Coface gains rating lift on more diversification and less volatility
Credit insurer Coface has secured a positive rating outlook from Moody’s on reduced earnings volatility and increasing diversification of the group.
The rating agency has confirmed the insurance financial strength rating (IFSR) for Coface at A2, and changed the outlook to positive from stable.
Moody’s stated that the rating reflects Coface’s “strong capitalisation, good profitability and limited exposure to Russia.”
The insurer is said to have consistently maintained a group’s solvency ratio above 190% since 2020 and the ratio has a “low sensitivity” to financial and macroeconomic shocks, reinforced by recent improvements in the group’s asset quality. Additionally, it is noted that Coface’s profitability has been very strong in the last five years, with an average combined ratio of 75% between 2017 and 2021.
Moody’s also believes that, since 2016, “the group has improved its risk monitoring processes and it has been more proactive to adjust its risk portfolio”. Moody’s expects “these improvements to translate into less ample shocks on the group’s combined ratio going forward, even if earnings volatility will remain a feature of the credit insurance industry.”
In its outlook, the rating agency highlights that this change reflects the “increasing diversification of the group and the enhanced monitoring and improved management of credit risk exposures which Moody’s expects to result in lower volatility in profits and make the insurer better placed to weather an economic downturn.”

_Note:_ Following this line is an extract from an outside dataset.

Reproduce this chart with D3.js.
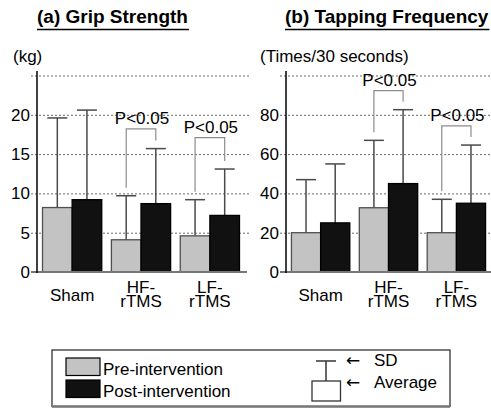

Commenting on the outlook change, Phalla Gervais, chief finance & risk officer of Coface, said: “We welcome this change of outlook, which rewards Coface teams’ work and recognises the high level of service offered to our clients. It also recognises Coface’s agility and resilience, as well as the quality of its risk management, which are at the heart of our culture and expertise. Coface is confident to deliver its Build to Lead strategic plan.”